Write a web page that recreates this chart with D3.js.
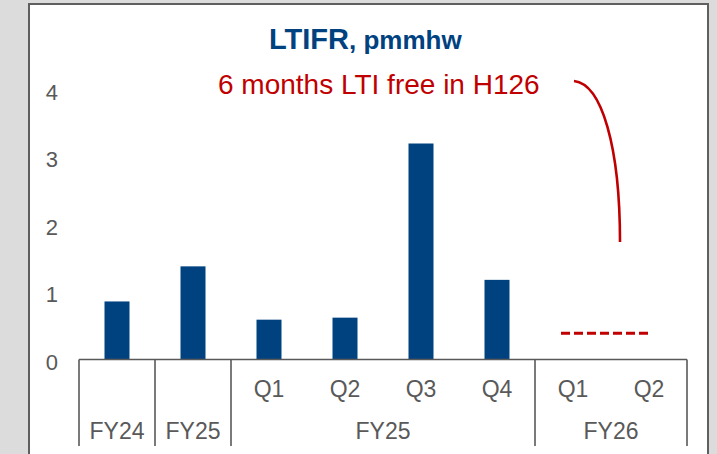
<!DOCTYPE html>
<html>
<head>
<meta charset="utf-8">
<script src="https://cdn.jsdelivr.net/npm/d3@7"></script>
<style>
  html, body { margin: 0; padding: 0; background: #dcdcdc; }
  svg { display: block; font-family: "Liberation Sans", Arial, sans-serif; }
</style>
</head>
<body>
<svg width="717" height="454"></svg>
<script>
// Chart data
var periods = ["FY24", "FY25", "FY25 Q1", "FY25 Q2", "FY25 Q3", "FY25 Q4", "FY26 Q1", "FY26 Q2"];
var quarterLabels = ["", "", "Q1", "Q2", "Q3", "Q4", "Q1", "Q2"];
var values = [0.86, 1.38, 0.59, 0.62, 3.2, 1.18, null, null];
var groupLabels = ["FY24", "FY25", "FY25", "FY26"];
var groupSizes = [1, 1, 4, 2];
var yTicks = [0, 1, 2, 3, 4];
var targetValue = 0.39;   // dashed line over FY26
var noteValue = 1.74;     // where the red bracket ends

var svg = d3.select("svg"),
    width = +svg.attr("width"),
    height = +svg.attr("height");

var blue = "#00427f",
    red = "#c00000",
    grey = "#595959";

// White panel with dark frame
svg.append("rect")
    .attr("x", 29).attr("y", 4)
    .attr("width", 679).attr("height", 470)
    .attr("fill", "white")
    .attr("stroke", "#5f5f5f")
    .attr("stroke-width", 2);

var x = d3.scaleBand()
    .domain(periods)
    .range([79, 687])
    .padding(0);

var y = d3.scaleLinear()
    .domain([0, 4])
    .range([359.5, 89.5]);

var step = x.step(),
    barW = 25;

// y tick labels (no axis line)
svg.append("g")
  .selectAll("text")
  .data(yTicks)
  .enter().append("text")
    .attr("x", 58)
    .attr("y", function(d) { return y(d) + 10; })
    .attr("text-anchor", "end")
    .attr("font-size", 22)
    .attr("fill", grey)
    .text(function(d) { return d; });

// Bars
svg.append("g")
  .selectAll("rect")
  .data(periods.map(function(p, i) { return {p: p, v: values[i]}; })
               .filter(function(d) { return d.v != null; }))
  .enter().append("rect")
    .attr("x", function(d) { return x(d.p) + (step - barW) / 2; })
    .attr("y", function(d) { return y(d.v); })
    .attr("width", barW)
    .attr("height", function(d) { return y(0) - y(d.v); })
    .attr("fill", blue);

// Category axis: baseline + group separators
var axis = svg.append("g")
    .attr("stroke", grey)
    .attr("stroke-width", 1.6);

axis.append("line")
    .attr("x1", x.range()[0]).attr("x2", x.range()[1])
    .attr("y1", y(0)).attr("y2", y(0));

var bounds = [0];
groupSizes.forEach(function(s, i) { bounds.push(bounds[i] + s); });

axis.selectAll(".sep")
  .data(bounds)
  .enter().append("line")
    .attr("class", "sep")
    .attr("x1", function(d) { return x.range()[0] + d * step; })
    .attr("x2", function(d) { return x.range()[0] + d * step; })
    .attr("y1", y(0))
    .attr("y2", 446);

// Quarter labels
svg.append("g")
  .selectAll("text")
  .data(periods)
  .enter().append("text")
    .attr("x", function(d) { return x(d) + step / 2; })
    .attr("y", 397)
    .attr("text-anchor", "middle")
    .attr("font-size", 23)
    .attr("fill", grey)
    .text(function(d, i) { return quarterLabels[i]; });

// Year group labels
svg.append("g")
  .selectAll("text")
  .data(groupLabels)
  .enter().append("text")
    .attr("x", function(d, i) { return x.range()[0] + (bounds[i] + bounds[i + 1]) / 2 * step; })
    .attr("y", 439)
    .attr("text-anchor", "middle")
    .attr("font-size", 23)
    .attr("fill", grey)
    .text(function(d) { return d; });

// Dashed line across FY26
svg.append("line")
    .attr("x1", x("FY26 Q1") + 26)
    .attr("x2", x("FY26 Q2") + 40)
    .attr("y1", y(targetValue))
    .attr("y2", y(targetValue))
    .attr("stroke", red)
    .attr("stroke-width", 3)
    .attr("stroke-dasharray", "9,4");

// Title
var title = svg.append("text")
    .attr("x", 269)
    .attr("y", 49)
    .attr("fill", blue)
    .attr("font-weight", "bold");
title.append("tspan").attr("font-size", 29).text("LTIFR");
title.append("tspan").attr("font-size", 26).text(", pmmhw");

// Annotation
svg.append("text")
    .attr("x", 218)
    .attr("y", 94)
    .attr("fill", red)
    .attr("font-size", 28)
    .text("6 months LTI free in H126");

var ex = x("FY26 Q2") + 9, ey = y(noteValue);
svg.append("path")
    .attr("d", "M574,81 C602,84 " + ex + "," + (ey - 95) + " " + ex + "," + ey)
    .attr("fill", "none")
    .attr("stroke", red)
    .attr("stroke-width", 2.6);
</script>
</body>
</html>
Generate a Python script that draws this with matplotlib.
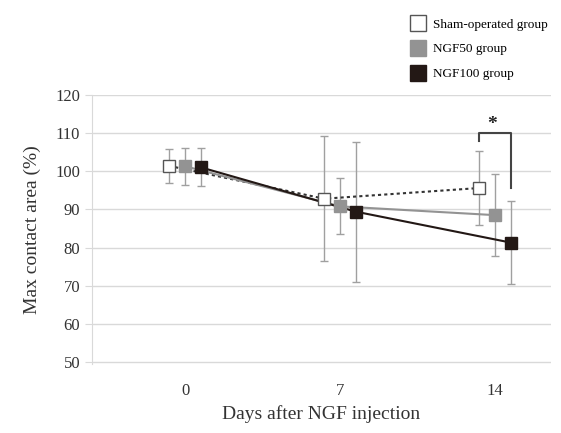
import numpy as np
import matplotlib.pyplot as plt

plt.rcParams['font.family'] = ['Liberation Serif', 'DejaVu Serif']

days = ['0', '7', '14']
groups = ['Sham-operated group', 'NGF50 group', 'NGF100 group']

sham_mean = [101.4, 92.8, 95.6]
sham_err = [4.5, 16.3, 9.7]
ngf50_mean = [101.3, 90.8, 88.5]
ngf50_err = [4.8, 7.3, 10.7]
ngf100_mean = [101.0, 89.4, 81.3]
ngf100_err = [5.0, 18.3, 10.9]

means = [sham_mean, ngf50_mean, ngf100_mean]
errs = [sham_err, ngf50_err, ngf100_err]
offsets = [-0.103, 0.0, 0.103]
face = ['white', '#939393', '#231815']
edge = ['#555555', '#939393', '#231815']
line_col = ['#333333', '#939393', '#231815']
line_sty = [(0, (1.5, 1.5)), '-', '-']

fig = plt.figure(figsize=(5.61, 4.33), dpi=100)
ax = fig.add_axes([0.164, 0.160, 0.818, 0.621])

x = np.arange(len(days))
handles = []
for i in range(3):
    xs = x + offsets[i]
    ax.errorbar(xs, means[i], yerr=errs[i], fmt='none', ecolor='#a0a0a0',
                elinewidth=1, capsize=3, capthick=1, zorder=2)
    ax.plot(xs, means[i], color=line_col[i], linestyle=line_sty[i], lw=1.5, zorder=3)
    h, = ax.plot(xs, means[i], 's', ms=8.5, mfc=face[i], mec=edge[i], mew=1,
                 linestyle='none', zorder=4)
    handles.append(h)

# significance bracket between sham and NGF100 at day 14
xl = x[2] + offsets[0]
xr = x[2] + offsets[2]
ax.plot([xl, xl, xr, xr], [107.8, 110, 110, 95.6], color='#444444', lw=1.5, zorder=5)
ax.text((xl + xr) / 2 - 0.02, 112.3, '*', ha='center', va='center', fontsize=14,
        fontweight='bold', color='#222222')

ax.set_xlim(-0.6, 2.36)
ax.set_ylim(49.6, 120)
ax.set_yticks(range(50, 121, 10))
ax.set_xticks(x)
ax.set_xticklabels(days)
ax.yaxis.grid(True, color='#d9d9d9', lw=1)
ax.set_axisbelow(True)
for s in ['top', 'right', 'bottom']:
    ax.spines[s].set_visible(False)
ax.spines['left'].set_color('#d9d9d9')
ax.tick_params(axis='y', colors='#d9d9d9', length=5, labelcolor='#333333', labelsize=12)
ax.tick_params(axis='x', length=0, labelcolor='#333333', labelsize=12, pad=14)
ax.set_ylabel('Max contact area (%)', fontsize=14, color='#333333', labelpad=10)
ax.set_xlabel('Days after NGF injection', fontsize=14, color='#333333', labelpad=4)

fig.legend(handles, groups, loc='upper left', bbox_to_anchor=(0.71, 0.985),
           frameon=False, fontsize=9.5, handletextpad=0.5, labelspacing=0.95,
           handlelength=1.2, markerscale=1.35)

fig.savefig('out.png', dpi=100)
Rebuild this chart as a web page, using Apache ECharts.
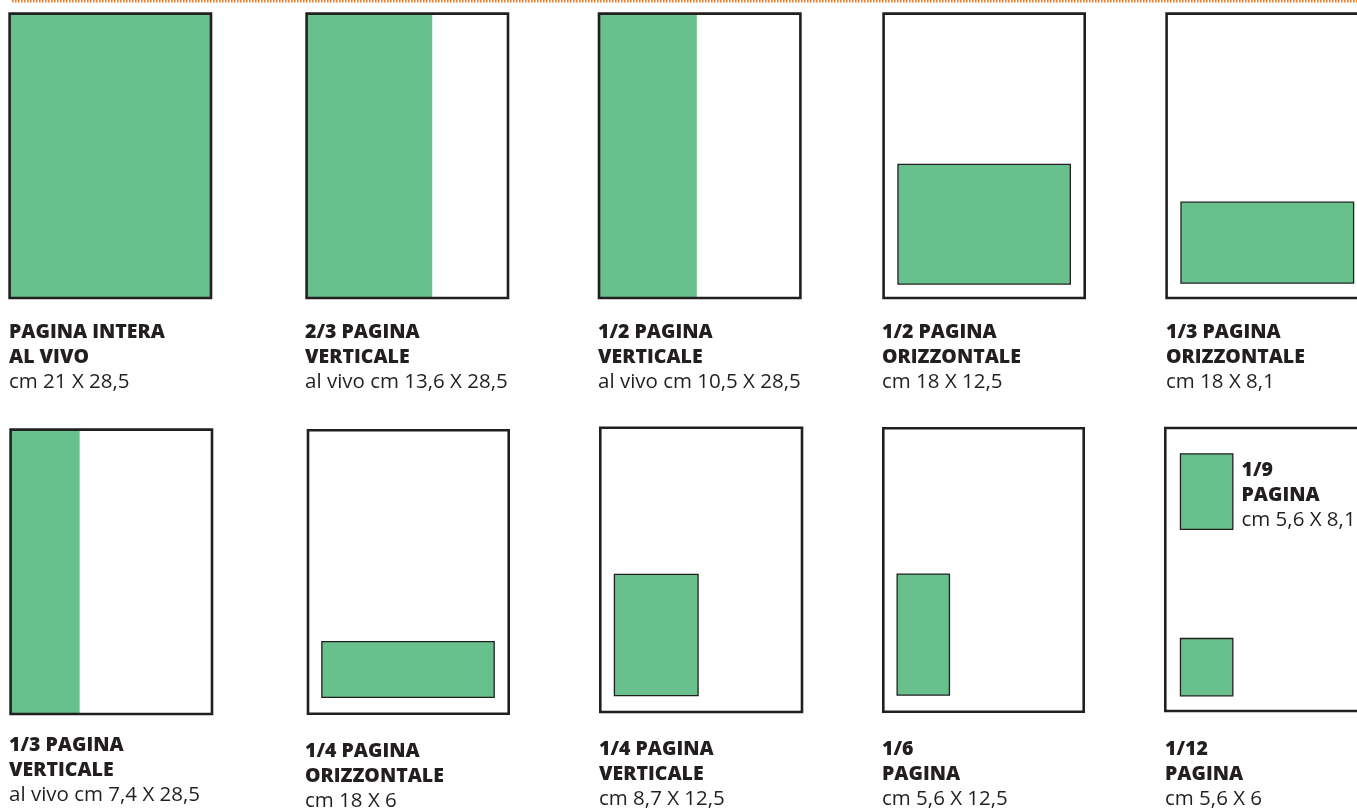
<!DOCTYPE html>
<html><head><meta charset="utf-8">
<script src="https://cdn.jsdelivr.net/npm/echarts@6/dist/echarts.min.js"></script>
<style>html,body{margin:0;padding:0;background:#fff;overflow:hidden}#c{width:1357px;height:810px;}</style>
</head><body><div id="c"></div>
<script>
// ---------------- data ----------------
const formatTitle1 = ['PAGINA INTERA','2/3 PAGINA','1/2 PAGINA','1/2 PAGINA','1/3 PAGINA','1/3 PAGINA','1/4 PAGINA','1/4 PAGINA','1/6','1/9','1/12'];
const formatTitle2 = ['AL VIVO','VERTICALE','VERTICALE','ORIZZONTALE','ORIZZONTALE','VERTICALE','ORIZZONTALE','VERTICALE','PAGINA','PAGINA','PAGINA'];
const formatSize = ['cm 21 X 28,5','al vivo cm 13,6 X 28,5','al vivo cm 10,5 X 28,5','cm 18 X 12,5','cm 18 X 8,1','al vivo cm 7,4 X 28,5','cm 18 X 6','cm 8,7 X 12,5','cm 5,6 X 12,5','cm 5,6 X 8,1','cm 5,6 X 6'];
const formatPage = [0,1,2,3,4,5,6,7,8,9,9];
const formatBleed = [1,1,1,0,0,1,0,0,0,0,0];
// drawn block on the 21 x 28.5 cm page (cm from top-left)
const blockX = [0,0,0,1.5,1.5,0,1.45,1.47,1.45,1.58,1.58];
const blockY = [0,0,0,15.1,18.9,0,21.25,14.7,14.66,2.6,21.2];
const blockW = [21,13.1,10.2,18,18,7.2,18.03,8.71,5.48,5.46,5.46];
const blockH = [28.5,28.5,28.5,12,8.1,28.5,5.6,12.16,12.17,7.6,5.77];
const pageW = 21, pageH = 28.5;

// ---------------- layout ----------------
const frames = [[8.3,12.3,204,287],[305.3,12.3,204,287],[597.7,12.3,204,287],[882.3,12.3,203.7,287],[1165.3,12.3,204,287],
  [9.3,428.3,204,287],[306.7,429,203.3,286],[599,426.5,204.3,286.8],[882,427,203,286],[1164,426.7,204,285.6]];
const labelPos = [[9,332],[305,332],[598,332],[882,332],[1166,332],[9,745.5],[305,751.5],[599,749.5],[882,749.5],[1241.5,470.5],[1165,749.5]];
const lineGap = 25;
const LW = 2.6;
const GREEN = '#68c18c', DARK = '#231f20';

const grids = frames.map(f => ({left: f[0] + LW/2, top: f[1] + LW/2, width: f[2] - LW, height: f[3] - LW, outerBoundsMode:'none', containLabel:false}));
const xAxes = frames.map((f,i) => ({type:'value', gridIndex:i, min:0, max:pageW, show:false}));
const yAxes = frames.map((f,i) => ({type:'value', gridIndex:i, min:0, max:pageH, inverse:true, show:false}));

function rectOf(api, x, y, w, h){
  const p0 = api.coord([x, y]), p1 = api.coord([x + w, y + h]);
  return {x: Math.min(p0[0],p1[0]), y: Math.min(p0[1],p1[1]), width: Math.abs(p1[0]-p0[0]), height: Math.abs(p1[1]-p0[1])};
}

const series = [];
frames.forEach((f, i) => {
  const items = [];
  formatPage.forEach((p, k) => { if (p === i) items.push([blockX[k], blockY[k], blockW[k], blockH[k], formatBleed[k]]); });
  series.push({
    type:'custom', xAxisIndex:i, yAxisIndex:i, z:2, silent:true, clip:false,
    data: items,
    renderItem: (params, api) => ({
      type:'rect',
      shape: rectOf(api, api.value(0), api.value(1), api.value(2), api.value(3)),
      style: {fill: GREEN, stroke: api.value(4) ? null : DARK, lineWidth: 1.3}
    })
  });
  series.push({
    type:'custom', xAxisIndex:i, yAxisIndex:i, z:3, silent:true, clip:false,
    data: [[0, 0, pageW, pageH]],
    renderItem: (params, api) => ({
      type:'rect',
      shape: rectOf(api, api.value(0), api.value(1), api.value(2), api.value(3)),
      style: {fill: 'none', stroke: DARK, lineWidth: LW}
    })
  });
});

const graphic = [{
  type:'line', z:10, silent:true,
  shape:{x1:12, y1:1.2, x2:1357, y2:1.2},
  style:{stroke:'#ee7f2d', lineWidth:2.4, lineDash:[1.6,1.4]}
}];
formatTitle1.forEach((t, k) => {
  const [x, y] = labelPos[k];
  const lines = [[t, 800, 19.5], [formatTitle2[k], 800, 19.5], [formatSize[k], 'normal', 20.5]];
  lines.forEach((ln, j) => {
    graphic.push({
      type:'text', x: x, y: y + j*lineGap, z:10, silent:true,
      style:{text: ln[0], fill: DARK, fontFamily:'"Open Sans", "Noto Sans", sans-serif', fontWeight: ln[1], fontSize: ln[2], align:'left', verticalAlign:'middle'}
    });
  });
});

const chart = echarts.init(document.getElementById('c'), null, {renderer:'canvas'});
chart.setOption({
  animation:false,
  backgroundColor:'#ffffff',
  grid: grids, xAxis: xAxes, yAxis: yAxes,
  series: series,
  graphic: graphic
});
</script></body></html>
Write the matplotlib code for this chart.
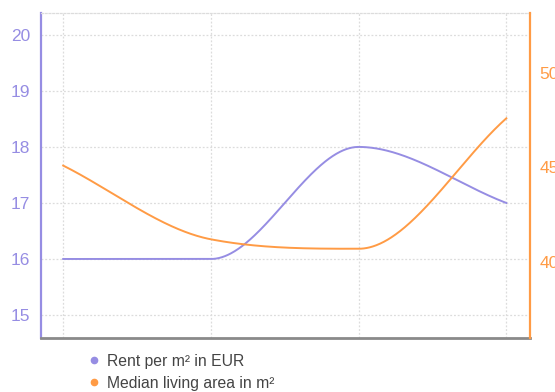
import numpy as np
import matplotlib.pyplot as plt
from matplotlib.lines import Line2D

plt.rcParams['font.family'] = ['Liberation Sans', 'DejaVu Sans']

periods = [0, 1, 2, 3]
rent_per_m2 = [16, 16, 18, 17]
living_area = [45.1, 41.2, 40.7, 47.6]

left_ticks = [15, 16, 17, 18, 19, 20]
right_ticks = [40, 45, 50]

purple = '#968de3'
orange = '#ff9b45'


def monotone_curve(x, y, n=200):
    # Fritsch-Carlson monotone cubic interpolation
    x = np.asarray(x, float)
    y = np.asarray(y, float)
    h = np.diff(x)
    d = np.diff(y) / h
    m = np.zeros_like(y)
    m[0], m[-1] = d[0], d[-1]
    for i in range(1, len(y) - 1):
        if d[i - 1] * d[i] <= 0:
            m[i] = 0
        else:
            m[i] = (d[i - 1] + d[i]) / 2
    for i in range(len(d)):
        if d[i] == 0:
            m[i] = m[i + 1] = 0
            continue
        a, b = m[i] / d[i], m[i + 1] / d[i]
        s = a * a + b * b
        if s > 9:
            t = 3 / np.sqrt(s)
            m[i], m[i + 1] = t * a * d[i], t * b * d[i]
    xs, ys = [], []
    for i in range(len(d)):
        t = np.linspace(0, 1, n)
        h00 = 2 * t**3 - 3 * t**2 + 1
        h10 = t**3 - 2 * t**2 + t
        h01 = -2 * t**3 + 3 * t**2
        h11 = t**3 - t**2
        xs.append(x[i] + t * h[i])
        ys.append(h00 * y[i] + h10 * h[i] * m[i] + h01 * y[i + 1] + h11 * h[i] * m[i + 1])
    return np.concatenate(xs), np.concatenate(ys)


fig = plt.figure(figsize=(5.55, 3.92), dpi=100)
ax = fig.add_axes([0.0739, 0.1378, 0.881, 0.829])
ax2 = ax.twinx()

ax.set_xlim(-0.15, 3.16)
ax.set_ylim(14.59, 20.39)
ax2.set_ylim(35.98, 53.17)

ax.set_yticks(left_ticks)
ax2.set_yticks(right_ticks)
ax.set_xticks(periods)
ax.set_xticklabels([])

ax.grid(True, color='#dcdcdc', linestyle=(0, (1.5, 1.5)), linewidth=0.9)
ax.set_axisbelow(True)

xr, yr = monotone_curve(periods, rent_per_m2)
ax.plot(xr, yr, color=purple, linewidth=1.4, zorder=3)
xa, ya = monotone_curve(periods, living_area)
ax2.plot(xa, ya, color=orange, linewidth=1.4, zorder=3)

# dotted top border like the grid
ax.spines['top'].set_color('#dcdcdc')
ax.spines['top'].set_linestyle((0, (1.5, 1.5)))
ax.spines['top'].set_linewidth(0.9)
ax2.spines['top'].set_visible(False)
ax.spines['right'].set_visible(False)
ax2.spines['left'].set_visible(False)
ax.spines['left'].set_color(purple)
ax.spines['left'].set_linewidth(1.6)
ax2.spines['right'].set_color(orange)
ax2.spines['right'].set_linewidth(1.6)
ax2.spines['bottom'].set_visible(False)
ax.spines['bottom'].set_color('#8a8a8a')
ax.spines['bottom'].set_linewidth(2)

ax.tick_params(axis='y', length=0, labelcolor=purple, labelsize=12.5, pad=8)
ax.tick_params(axis='x', length=0)
ax2.tick_params(axis='y', length=0, labelcolor=orange, labelsize=12.5, pad=7)

handles = [
    Line2D([], [], marker='o', linestyle='none', markersize=4.5, color=purple),
    Line2D([], [], marker='o', linestyle='none', markersize=4.5, color=orange),
]
fig.legend(handles, ['Rent per m² in EUR', 'Median living area in m²'],
           loc='upper left', bbox_to_anchor=(0.141, 0.118), frameon=False,
           fontsize=11.3, labelcolor='#444444', handletextpad=0.35,
           handlelength=1.0, labelspacing=0.45, borderpad=0)

fig.savefig('out.png', dpi=100)
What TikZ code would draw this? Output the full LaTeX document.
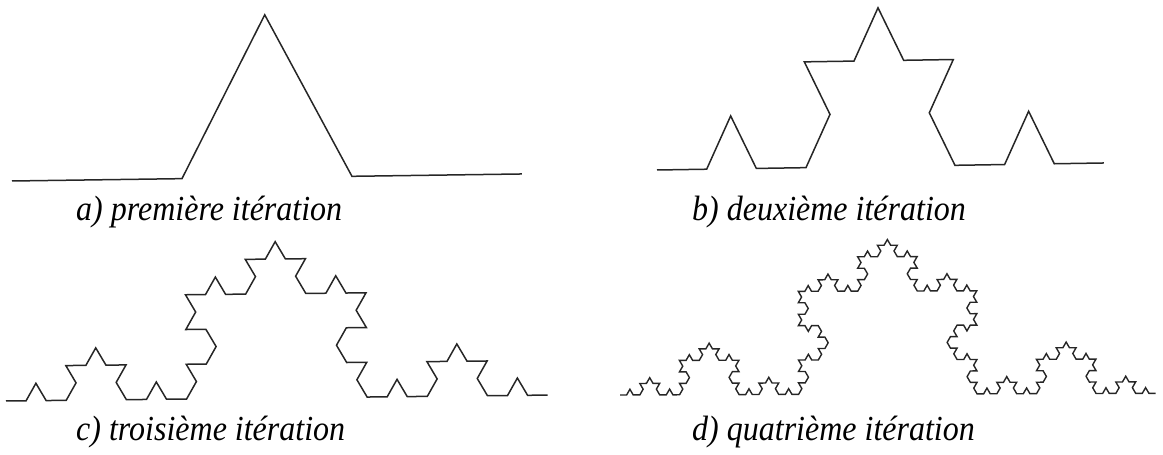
\documentclass[tikz,border=0pt]{standalone}
\usepackage{fontspec}
\setmainfont{Liberation Serif}
\usetikzlibrary{lindenmayersystems}
\pgfdeclarelindenmayersystem{kochup}{\rule{F -> F+F--F+F}}
\tikzset{
  kochline/.style={draw=black!85, line width=1.5pt, line join=miter},
  caption/.style={anchor=base west, inner sep=0pt, yscale=1.1, transform shape, font=\fontsize{32}{38}\selectfont\itshape}
}
\begin{document}
\begin{tikzpicture}[x=1pt,y=1pt]
\useasboundingbox (0,0) rectangle (1163,455);
% a) first iteration
\begin{scope}[shift={(12,274)}, rotate=0.79, yscale=1.105]
  \draw[kochline, l-system={kochup, axiom=F, order=1, step=170pt, angle=60}] (0,0) l-system;
\end{scope}
% b) second iteration
\begin{scope}[shift={(657,285)}, rotate=0.9, yscale=1.23]
  \draw[kochline, l-system={kochup, axiom=F, order=2, step=49.67pt, angle=60}] (0,0) l-system;
\end{scope}
% c) third iteration
\begin{scope}[shift={(6,54)}, rotate=0.63]
  \draw[kochline, l-system={kochup, axiom=F, order=3, step=20.07pt, angle=60}] (0,0) l-system;
\end{scope}
% d) fourth iteration
\begin{scope}[shift={(620,60)}, rotate=0.2]
  \draw[kochline, line width=1.4pt, l-system={kochup, axiom=F, order=4, step=6.617pt, angle=60}] (0,0) l-system;
\end{scope}
\node[caption] (la) at (76,234) {a) première itération};
\node[caption] (lb) at (692,234) {b) deuxième itération};
\node[caption] (lc) at (76,14) {c) troisième itération};
\node[caption] (ld) at (692,14) {d) quatrième itération};
\end{tikzpicture}
\end{document}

____

**Short task:** Above are some records. Reproduce the lines from the one with "Write the matplotlib code for this chart." down to the one with "orange = '#ff9b45'", keeping both, and leave every picture out.

**Exercise result:**
Write the matplotlib code for this chart.
import numpy as np
import matplotlib.pyplot as plt
from matplotlib.lines import Line2D

plt.rcParams['font.family'] = ['Liberation Sans', 'DejaVu Sans']

periods = [0, 1, 2, 3]
rent_per_m2 = [16, 16, 18, 17]
living_area = [45.1, 41.2, 40.7, 47.6]

left_ticks = [15, 16, 17, 18, 19, 20]
right_ticks = [40, 45, 50]

purple = '#968de3'
orange = '#ff9b45'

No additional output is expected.